WRITTEN REQUEST: Using the material that follows, identify and copy each line with the string "image".

■ ■ ■ ■ ■ ■ ■

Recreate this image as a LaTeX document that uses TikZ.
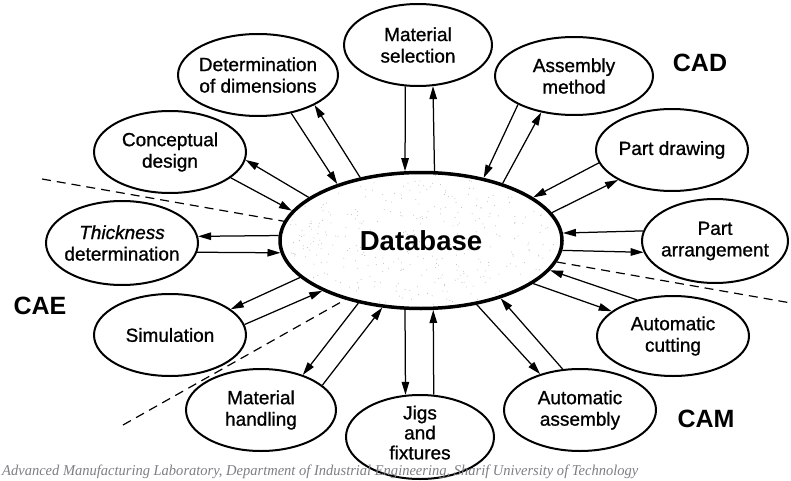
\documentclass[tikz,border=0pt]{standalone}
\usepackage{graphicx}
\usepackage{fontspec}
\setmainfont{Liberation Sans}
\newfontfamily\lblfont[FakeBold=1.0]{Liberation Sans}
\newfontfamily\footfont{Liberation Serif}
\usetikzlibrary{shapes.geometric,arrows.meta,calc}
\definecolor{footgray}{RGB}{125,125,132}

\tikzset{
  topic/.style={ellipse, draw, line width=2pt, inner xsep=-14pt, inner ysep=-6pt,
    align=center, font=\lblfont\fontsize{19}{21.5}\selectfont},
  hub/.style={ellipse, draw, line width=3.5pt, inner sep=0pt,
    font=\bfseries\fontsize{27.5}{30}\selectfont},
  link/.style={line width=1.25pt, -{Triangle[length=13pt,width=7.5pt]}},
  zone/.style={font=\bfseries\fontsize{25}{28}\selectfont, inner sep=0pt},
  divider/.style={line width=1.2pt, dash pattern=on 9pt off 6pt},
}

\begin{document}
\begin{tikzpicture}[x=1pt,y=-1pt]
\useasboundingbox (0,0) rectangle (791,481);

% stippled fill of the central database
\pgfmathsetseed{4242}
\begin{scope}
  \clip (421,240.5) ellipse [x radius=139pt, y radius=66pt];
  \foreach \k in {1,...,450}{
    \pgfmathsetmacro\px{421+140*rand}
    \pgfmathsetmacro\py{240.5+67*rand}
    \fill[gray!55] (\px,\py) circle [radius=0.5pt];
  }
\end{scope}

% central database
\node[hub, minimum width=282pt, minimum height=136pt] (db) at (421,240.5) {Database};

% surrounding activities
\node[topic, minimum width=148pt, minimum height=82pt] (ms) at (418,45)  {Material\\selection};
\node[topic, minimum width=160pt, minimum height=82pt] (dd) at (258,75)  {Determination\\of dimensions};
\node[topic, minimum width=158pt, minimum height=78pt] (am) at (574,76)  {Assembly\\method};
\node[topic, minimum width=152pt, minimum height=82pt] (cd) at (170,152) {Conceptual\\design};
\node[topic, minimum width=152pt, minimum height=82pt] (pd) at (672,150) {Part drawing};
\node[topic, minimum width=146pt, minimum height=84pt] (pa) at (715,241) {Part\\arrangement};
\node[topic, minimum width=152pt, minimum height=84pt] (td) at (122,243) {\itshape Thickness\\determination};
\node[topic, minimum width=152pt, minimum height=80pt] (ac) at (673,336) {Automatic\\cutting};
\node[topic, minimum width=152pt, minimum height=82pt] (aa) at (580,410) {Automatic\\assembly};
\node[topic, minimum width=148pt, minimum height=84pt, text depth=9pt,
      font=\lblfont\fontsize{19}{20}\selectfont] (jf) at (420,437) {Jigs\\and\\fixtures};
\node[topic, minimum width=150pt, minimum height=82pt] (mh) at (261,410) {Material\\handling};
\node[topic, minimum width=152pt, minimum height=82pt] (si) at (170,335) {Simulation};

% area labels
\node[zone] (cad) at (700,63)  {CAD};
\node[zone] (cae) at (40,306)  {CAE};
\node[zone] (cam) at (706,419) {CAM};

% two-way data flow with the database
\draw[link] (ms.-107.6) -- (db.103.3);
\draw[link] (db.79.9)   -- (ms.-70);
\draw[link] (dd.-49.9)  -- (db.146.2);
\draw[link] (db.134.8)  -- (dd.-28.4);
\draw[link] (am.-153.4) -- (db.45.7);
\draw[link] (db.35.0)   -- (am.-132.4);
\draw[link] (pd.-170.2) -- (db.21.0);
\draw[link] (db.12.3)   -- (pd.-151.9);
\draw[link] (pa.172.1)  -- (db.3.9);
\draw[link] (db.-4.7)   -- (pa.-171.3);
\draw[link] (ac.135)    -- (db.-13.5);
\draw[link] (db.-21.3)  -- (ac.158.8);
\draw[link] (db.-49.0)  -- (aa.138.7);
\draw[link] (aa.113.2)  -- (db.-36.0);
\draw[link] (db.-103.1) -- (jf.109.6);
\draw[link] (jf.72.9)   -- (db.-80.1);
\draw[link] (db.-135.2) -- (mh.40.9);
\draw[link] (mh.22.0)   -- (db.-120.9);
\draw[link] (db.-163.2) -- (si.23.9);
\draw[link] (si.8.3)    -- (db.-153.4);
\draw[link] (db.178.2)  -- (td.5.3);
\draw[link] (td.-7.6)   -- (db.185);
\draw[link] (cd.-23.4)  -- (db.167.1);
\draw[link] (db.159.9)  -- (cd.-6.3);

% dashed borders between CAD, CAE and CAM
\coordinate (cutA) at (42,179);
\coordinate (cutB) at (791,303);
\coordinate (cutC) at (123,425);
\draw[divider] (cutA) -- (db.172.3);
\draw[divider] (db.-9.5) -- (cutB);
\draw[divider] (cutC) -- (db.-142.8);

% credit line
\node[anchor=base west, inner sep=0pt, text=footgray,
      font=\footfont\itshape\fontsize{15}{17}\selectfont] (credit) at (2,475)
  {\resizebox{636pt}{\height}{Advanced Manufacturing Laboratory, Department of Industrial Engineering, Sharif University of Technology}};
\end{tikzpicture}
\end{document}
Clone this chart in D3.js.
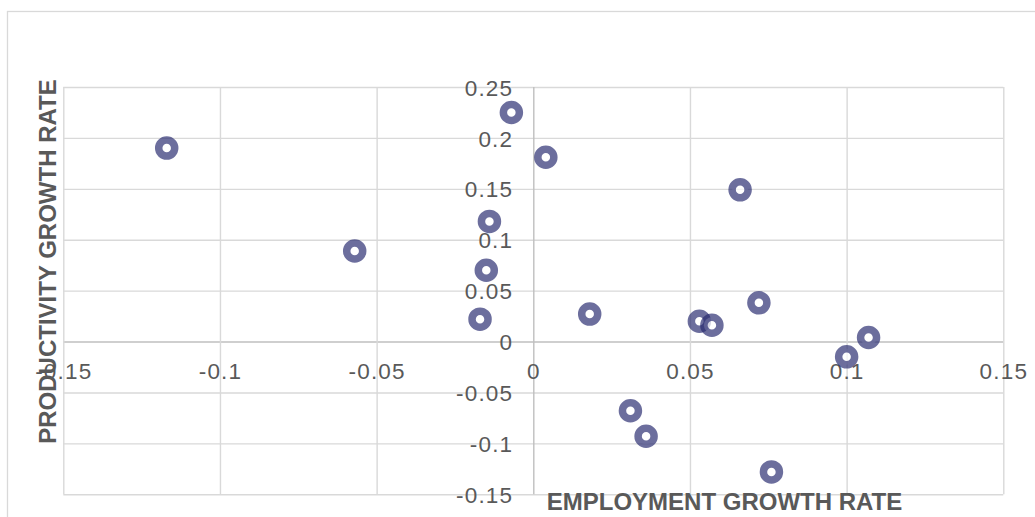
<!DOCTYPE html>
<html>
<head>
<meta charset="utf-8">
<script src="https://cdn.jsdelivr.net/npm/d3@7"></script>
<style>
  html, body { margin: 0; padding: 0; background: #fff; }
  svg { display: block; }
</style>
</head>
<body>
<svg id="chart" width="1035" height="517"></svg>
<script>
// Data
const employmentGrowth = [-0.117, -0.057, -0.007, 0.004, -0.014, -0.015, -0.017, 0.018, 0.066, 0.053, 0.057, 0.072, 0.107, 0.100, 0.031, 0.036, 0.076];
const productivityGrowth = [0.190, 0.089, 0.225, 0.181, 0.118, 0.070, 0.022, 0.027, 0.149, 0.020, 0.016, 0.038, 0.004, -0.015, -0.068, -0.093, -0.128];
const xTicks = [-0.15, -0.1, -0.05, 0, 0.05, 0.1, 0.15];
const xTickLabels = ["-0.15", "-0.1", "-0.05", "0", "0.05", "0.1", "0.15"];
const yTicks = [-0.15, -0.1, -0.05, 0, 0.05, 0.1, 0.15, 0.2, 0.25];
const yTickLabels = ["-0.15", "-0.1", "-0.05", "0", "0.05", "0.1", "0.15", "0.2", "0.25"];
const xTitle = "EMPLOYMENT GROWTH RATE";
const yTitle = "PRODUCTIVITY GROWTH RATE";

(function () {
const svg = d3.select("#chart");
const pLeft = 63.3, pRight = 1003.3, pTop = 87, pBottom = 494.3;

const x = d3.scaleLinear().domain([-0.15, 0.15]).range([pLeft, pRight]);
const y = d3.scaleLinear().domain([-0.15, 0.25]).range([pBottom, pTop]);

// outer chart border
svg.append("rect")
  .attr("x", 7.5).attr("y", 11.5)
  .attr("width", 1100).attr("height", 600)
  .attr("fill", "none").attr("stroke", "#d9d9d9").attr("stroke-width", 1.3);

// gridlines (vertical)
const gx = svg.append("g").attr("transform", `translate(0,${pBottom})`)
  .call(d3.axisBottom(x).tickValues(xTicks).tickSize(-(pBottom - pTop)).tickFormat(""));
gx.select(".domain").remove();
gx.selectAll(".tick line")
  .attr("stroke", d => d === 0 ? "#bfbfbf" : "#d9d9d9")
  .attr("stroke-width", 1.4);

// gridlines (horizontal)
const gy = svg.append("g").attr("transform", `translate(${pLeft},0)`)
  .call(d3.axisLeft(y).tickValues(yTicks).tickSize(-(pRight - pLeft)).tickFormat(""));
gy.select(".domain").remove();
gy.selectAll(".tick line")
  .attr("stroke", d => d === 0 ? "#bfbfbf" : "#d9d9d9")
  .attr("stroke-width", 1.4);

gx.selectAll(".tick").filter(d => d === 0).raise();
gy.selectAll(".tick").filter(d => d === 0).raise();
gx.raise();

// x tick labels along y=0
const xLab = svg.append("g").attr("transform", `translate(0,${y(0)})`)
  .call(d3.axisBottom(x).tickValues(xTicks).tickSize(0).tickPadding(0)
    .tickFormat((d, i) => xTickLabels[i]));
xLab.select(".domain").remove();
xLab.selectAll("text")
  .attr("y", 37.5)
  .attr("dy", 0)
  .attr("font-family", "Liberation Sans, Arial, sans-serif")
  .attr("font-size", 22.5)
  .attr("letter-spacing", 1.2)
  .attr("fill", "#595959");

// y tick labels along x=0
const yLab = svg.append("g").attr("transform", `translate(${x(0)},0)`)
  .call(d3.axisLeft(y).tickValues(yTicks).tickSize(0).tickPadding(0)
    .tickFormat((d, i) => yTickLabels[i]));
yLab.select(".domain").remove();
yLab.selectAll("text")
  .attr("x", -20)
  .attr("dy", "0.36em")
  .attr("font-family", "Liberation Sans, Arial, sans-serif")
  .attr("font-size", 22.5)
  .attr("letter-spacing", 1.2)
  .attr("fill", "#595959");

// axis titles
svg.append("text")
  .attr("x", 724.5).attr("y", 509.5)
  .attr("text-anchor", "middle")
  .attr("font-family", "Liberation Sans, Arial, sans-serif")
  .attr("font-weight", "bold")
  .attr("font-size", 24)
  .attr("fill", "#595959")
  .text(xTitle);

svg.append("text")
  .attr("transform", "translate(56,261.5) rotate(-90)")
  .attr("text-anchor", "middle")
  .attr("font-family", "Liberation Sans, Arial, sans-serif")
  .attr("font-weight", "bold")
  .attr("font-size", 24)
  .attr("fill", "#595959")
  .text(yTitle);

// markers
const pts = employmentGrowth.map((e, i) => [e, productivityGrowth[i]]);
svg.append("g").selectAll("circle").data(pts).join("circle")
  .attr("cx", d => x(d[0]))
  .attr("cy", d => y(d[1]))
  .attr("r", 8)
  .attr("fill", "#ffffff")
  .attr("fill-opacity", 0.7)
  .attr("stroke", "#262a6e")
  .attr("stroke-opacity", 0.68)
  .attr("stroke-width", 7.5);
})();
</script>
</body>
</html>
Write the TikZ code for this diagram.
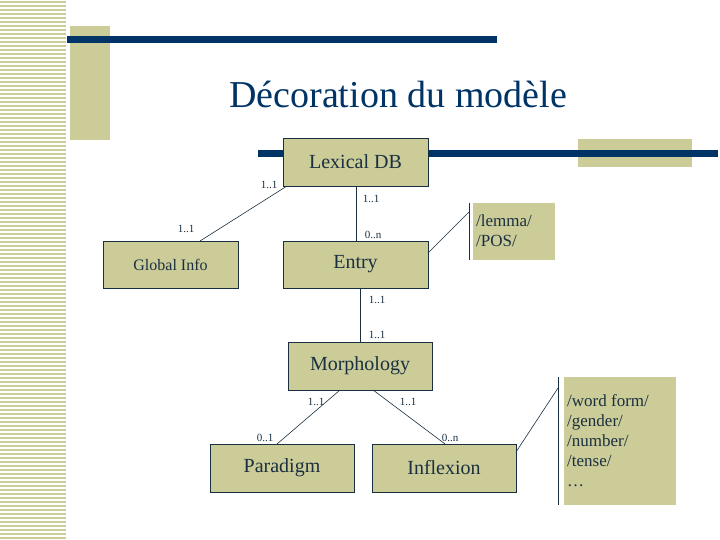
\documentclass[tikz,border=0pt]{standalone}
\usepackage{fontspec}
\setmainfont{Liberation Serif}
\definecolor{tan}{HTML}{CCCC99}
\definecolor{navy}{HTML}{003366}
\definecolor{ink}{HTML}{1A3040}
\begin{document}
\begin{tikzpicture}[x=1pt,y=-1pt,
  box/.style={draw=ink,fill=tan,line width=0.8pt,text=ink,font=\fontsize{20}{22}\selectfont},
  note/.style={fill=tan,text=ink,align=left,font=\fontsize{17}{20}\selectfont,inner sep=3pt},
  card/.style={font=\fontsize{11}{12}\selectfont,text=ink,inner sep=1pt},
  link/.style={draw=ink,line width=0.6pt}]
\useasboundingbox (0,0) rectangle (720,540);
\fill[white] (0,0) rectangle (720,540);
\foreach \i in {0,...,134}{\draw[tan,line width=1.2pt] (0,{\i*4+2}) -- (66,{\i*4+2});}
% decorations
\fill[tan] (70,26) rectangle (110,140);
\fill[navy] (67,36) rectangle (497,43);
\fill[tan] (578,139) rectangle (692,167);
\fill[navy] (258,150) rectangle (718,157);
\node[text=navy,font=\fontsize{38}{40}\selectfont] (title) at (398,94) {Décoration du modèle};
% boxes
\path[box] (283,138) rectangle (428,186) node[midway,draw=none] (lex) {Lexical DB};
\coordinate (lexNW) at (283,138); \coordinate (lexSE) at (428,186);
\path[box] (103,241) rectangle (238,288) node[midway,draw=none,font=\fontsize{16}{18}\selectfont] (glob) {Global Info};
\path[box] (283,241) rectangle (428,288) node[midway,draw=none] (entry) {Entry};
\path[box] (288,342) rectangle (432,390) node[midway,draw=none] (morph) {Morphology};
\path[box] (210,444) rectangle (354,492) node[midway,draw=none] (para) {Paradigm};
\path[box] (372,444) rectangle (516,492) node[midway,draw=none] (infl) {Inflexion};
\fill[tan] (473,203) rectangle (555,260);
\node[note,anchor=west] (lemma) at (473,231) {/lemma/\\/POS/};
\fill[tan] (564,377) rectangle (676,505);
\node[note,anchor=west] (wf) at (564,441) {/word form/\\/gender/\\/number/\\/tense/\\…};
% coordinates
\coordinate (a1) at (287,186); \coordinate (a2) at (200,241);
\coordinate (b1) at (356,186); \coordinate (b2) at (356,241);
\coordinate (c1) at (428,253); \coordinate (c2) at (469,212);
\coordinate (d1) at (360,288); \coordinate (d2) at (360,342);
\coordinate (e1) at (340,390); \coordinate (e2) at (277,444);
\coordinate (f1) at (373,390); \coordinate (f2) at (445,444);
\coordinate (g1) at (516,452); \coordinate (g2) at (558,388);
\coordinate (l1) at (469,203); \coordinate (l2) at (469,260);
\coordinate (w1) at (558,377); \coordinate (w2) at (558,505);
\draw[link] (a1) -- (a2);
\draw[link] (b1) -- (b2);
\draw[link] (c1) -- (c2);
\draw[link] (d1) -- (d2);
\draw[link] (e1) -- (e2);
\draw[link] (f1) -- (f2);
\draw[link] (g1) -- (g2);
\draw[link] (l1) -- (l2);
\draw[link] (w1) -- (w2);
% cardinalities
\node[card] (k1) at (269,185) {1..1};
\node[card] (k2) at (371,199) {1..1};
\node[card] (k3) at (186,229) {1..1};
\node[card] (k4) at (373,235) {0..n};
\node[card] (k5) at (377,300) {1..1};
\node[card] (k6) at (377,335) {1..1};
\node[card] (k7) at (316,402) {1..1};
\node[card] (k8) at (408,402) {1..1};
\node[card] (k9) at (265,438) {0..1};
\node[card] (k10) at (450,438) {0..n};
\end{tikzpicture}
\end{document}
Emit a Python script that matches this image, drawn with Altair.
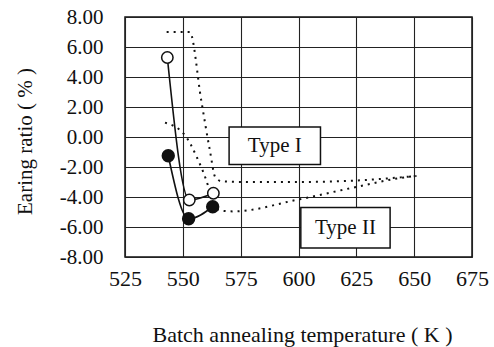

■ ■ ■ ■ ■ ■ ■

SOLUTION:
Recreate this image as a LaTeX document that uses TikZ.
Emit a Python script that matches this image, drawn with Altair.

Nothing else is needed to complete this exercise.